Raymond Klein: Das IVL skizziert sowohl ein Pendler- als auch ein Einwohnerszenario. Die Menschen, die die in Luxemburg entstehenden Arbeitsplätze besetzen, können entweder hierher ziehen oder in den umliegenden Grenzgebieten wohnen. Die Experten haben sich für das Einwohnerszenario ausgesprochen. Werden Sie versuchen, eine Mehrheit der bis 2020 hinzu kommenden Arbeitskräfte in Luxemburg anzusiedeln?

Jean-Marie Halsdorf: Wir können die Menschen nicht zwingen, nach Luxemburg zu ziehen. Wir versuchen, erschwinglichen Wohnraum zu schaffen. Unklar ist, in welchem Maße das gelingen wird.

Philippe Peters (Attaché de gouvernement): Wir wissen, dass das Einwohnerszenario gewaltige Anforderungen an unsere Raumplanung stellt. Die sind zwar theoretisch zu bewältigen, ich glaube aber nicht, dass wir schon dafür bereit sind. Was den Modal-Split angeht, so ist der Unterschied zwischen beiden Szenarien nicht groß. Die Prinzipien, nach denen die Regionen entwickelt werden sollen, sind bei beiden Szenarien die gleichen. Sollten besonders viele Menschen nach Luxemburg ziehen, müssen wir vielleicht in zehn Jahren weitere regionale Zentren ausweisen.

Raymond Klein: Mehr Pendlerverkehr bedeutet mehr Straßen. Nur zwei der 31 von der Straßenbauverwaltung eingereichten Projekte wurden im IVL abgelehnt.
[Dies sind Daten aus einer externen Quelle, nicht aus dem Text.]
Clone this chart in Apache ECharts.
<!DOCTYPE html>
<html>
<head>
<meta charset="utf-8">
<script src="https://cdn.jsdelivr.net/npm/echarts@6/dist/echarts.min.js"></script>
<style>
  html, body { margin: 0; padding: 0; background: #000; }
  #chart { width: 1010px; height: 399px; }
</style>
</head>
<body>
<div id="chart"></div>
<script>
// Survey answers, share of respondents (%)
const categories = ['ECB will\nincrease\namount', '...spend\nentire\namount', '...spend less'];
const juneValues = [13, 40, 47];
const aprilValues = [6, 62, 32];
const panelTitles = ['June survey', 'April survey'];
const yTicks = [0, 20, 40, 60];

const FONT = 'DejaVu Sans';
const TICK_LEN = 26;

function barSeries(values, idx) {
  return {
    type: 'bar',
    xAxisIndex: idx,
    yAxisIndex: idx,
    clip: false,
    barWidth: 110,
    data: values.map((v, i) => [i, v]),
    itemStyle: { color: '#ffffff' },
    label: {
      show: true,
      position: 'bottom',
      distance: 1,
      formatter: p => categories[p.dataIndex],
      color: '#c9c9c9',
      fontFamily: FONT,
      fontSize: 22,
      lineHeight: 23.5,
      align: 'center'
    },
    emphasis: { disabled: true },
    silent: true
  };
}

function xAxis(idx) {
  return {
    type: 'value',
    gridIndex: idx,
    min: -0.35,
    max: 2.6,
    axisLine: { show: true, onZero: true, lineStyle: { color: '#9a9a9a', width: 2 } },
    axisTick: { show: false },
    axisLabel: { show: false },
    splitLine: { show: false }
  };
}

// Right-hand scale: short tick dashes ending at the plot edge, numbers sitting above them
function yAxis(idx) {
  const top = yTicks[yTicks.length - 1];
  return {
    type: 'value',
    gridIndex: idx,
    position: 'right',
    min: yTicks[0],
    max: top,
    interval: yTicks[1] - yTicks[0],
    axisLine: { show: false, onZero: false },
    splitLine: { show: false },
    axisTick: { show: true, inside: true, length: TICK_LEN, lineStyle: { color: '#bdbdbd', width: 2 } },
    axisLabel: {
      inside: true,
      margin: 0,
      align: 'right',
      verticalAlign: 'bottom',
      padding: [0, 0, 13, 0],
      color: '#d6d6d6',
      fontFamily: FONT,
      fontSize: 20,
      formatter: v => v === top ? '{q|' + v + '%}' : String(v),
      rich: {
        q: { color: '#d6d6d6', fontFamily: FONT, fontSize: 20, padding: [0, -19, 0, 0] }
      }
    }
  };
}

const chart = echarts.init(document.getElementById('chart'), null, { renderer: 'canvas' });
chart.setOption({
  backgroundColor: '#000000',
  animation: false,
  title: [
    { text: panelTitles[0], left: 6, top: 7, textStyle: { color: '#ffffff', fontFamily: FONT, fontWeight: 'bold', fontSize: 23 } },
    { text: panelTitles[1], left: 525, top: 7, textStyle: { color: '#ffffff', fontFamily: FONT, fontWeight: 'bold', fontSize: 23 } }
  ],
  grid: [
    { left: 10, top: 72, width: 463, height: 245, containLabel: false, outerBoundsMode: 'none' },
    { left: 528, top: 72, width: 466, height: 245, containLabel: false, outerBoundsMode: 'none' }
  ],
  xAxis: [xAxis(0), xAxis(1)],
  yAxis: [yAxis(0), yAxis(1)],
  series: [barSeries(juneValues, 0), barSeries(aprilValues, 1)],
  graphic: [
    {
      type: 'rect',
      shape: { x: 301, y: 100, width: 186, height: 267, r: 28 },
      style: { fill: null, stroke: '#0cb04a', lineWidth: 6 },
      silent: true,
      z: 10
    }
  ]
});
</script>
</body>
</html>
Philippe Peters: Solche Rechnungen werden den Aussagen des IVL nicht gerecht. Bei vielen der nicht abgelehnten Projekte werden mögliche Konfliktpunkte angemerkt. Außerdem gilt dieser Ausbau in der Hypothese, dass 100.000 Arbeitsplätze hinzu kommen. In den meisten Fällen ist sowieso noch eine Raum- und Umweltverträglichkeitsprüfung notwendig.
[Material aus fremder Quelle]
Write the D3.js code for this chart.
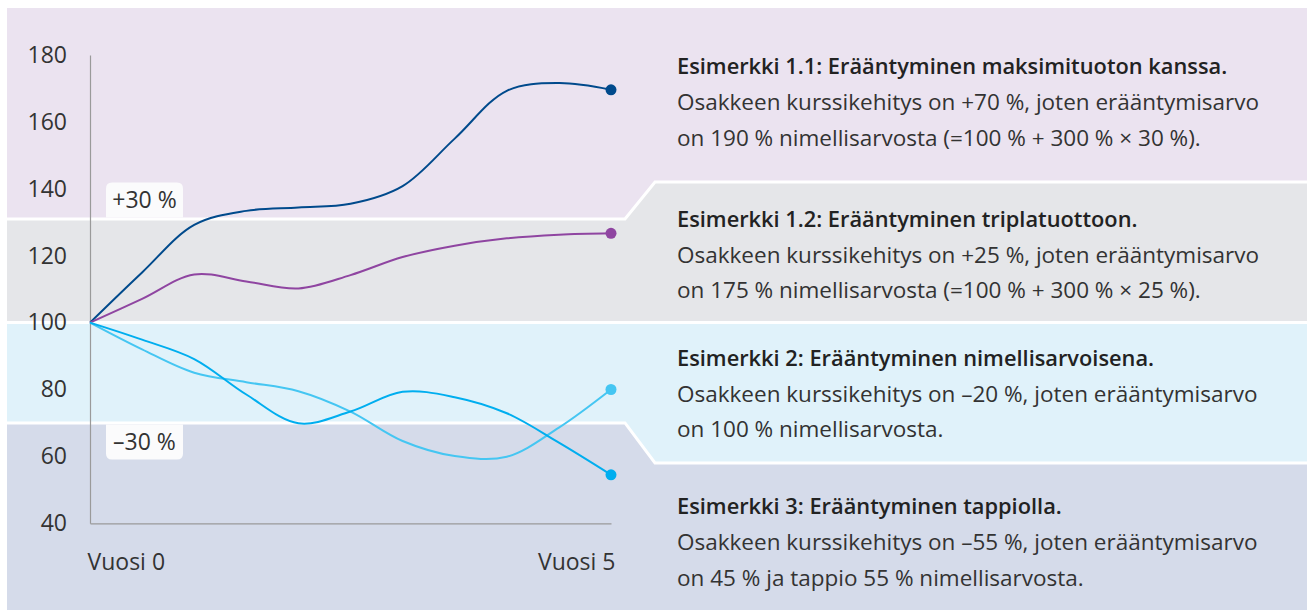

Romain Diederich: Grundsätzlich sollen Straßen nur gebaut werden, wenn die bestehende Situation untragbar ist - zum Beispiel die Lärmbelastung oder die Stau- und Unfallgefahr. Außerdem muss klar sein, dass es keine alternative Lösung gibt, wie Verkehrsberuhigung oder Ausbau des öffentlichen Transportes.

Raymond Klein: Bei 29 von 31 Straßen war dies nicht der Fall?

Jean-Marie Halsdorf: Endgültige Entscheidungen stehen, wie gesagt, noch aus. Wir wissen zum Beispiel nicht genau, wie sich nach Eröffnung der Nordstraße die Verkehrssituation im Alzettetal verändert. Möglicherweise wird dann die geplante Straße Kopstal-Walferdange überflüssig.

Raymond Klein: Straßen wie die West-Tangente werden neuen Verkehr anziehen. Ist ein Modal-Split von 25 Prozent da überhaupt noch erreichbar?

Romain Diederich: Man muss vermeiden, dass durch eine Aneinanderreihung von Umgehungsstraßen eine Schnellstraße entsteht. Dann bleibt nämlich der Autoverkehr attraktiv. Jede neue Straße ist eine potenzielle Konkurrenz für den öffentlichen Transport.

Philippe Peters: Allerdings wurden Straßen wie die West-Tangente in die Modellberechnungen einbezogen. Nichtsdestotrotz sind wir auf 22 Prozent öffentlichen Transport gekommen.

Jean-Marie Halsdorf: Wir müssen uns anspruchsvolle Ziele setzen. Sollen wir etwa sagen, nur 22 Prozent? Was zählt ist, dass wir den Anteil des öffentlichen Transports in etwa verdoppeln. Daran halte ich fest.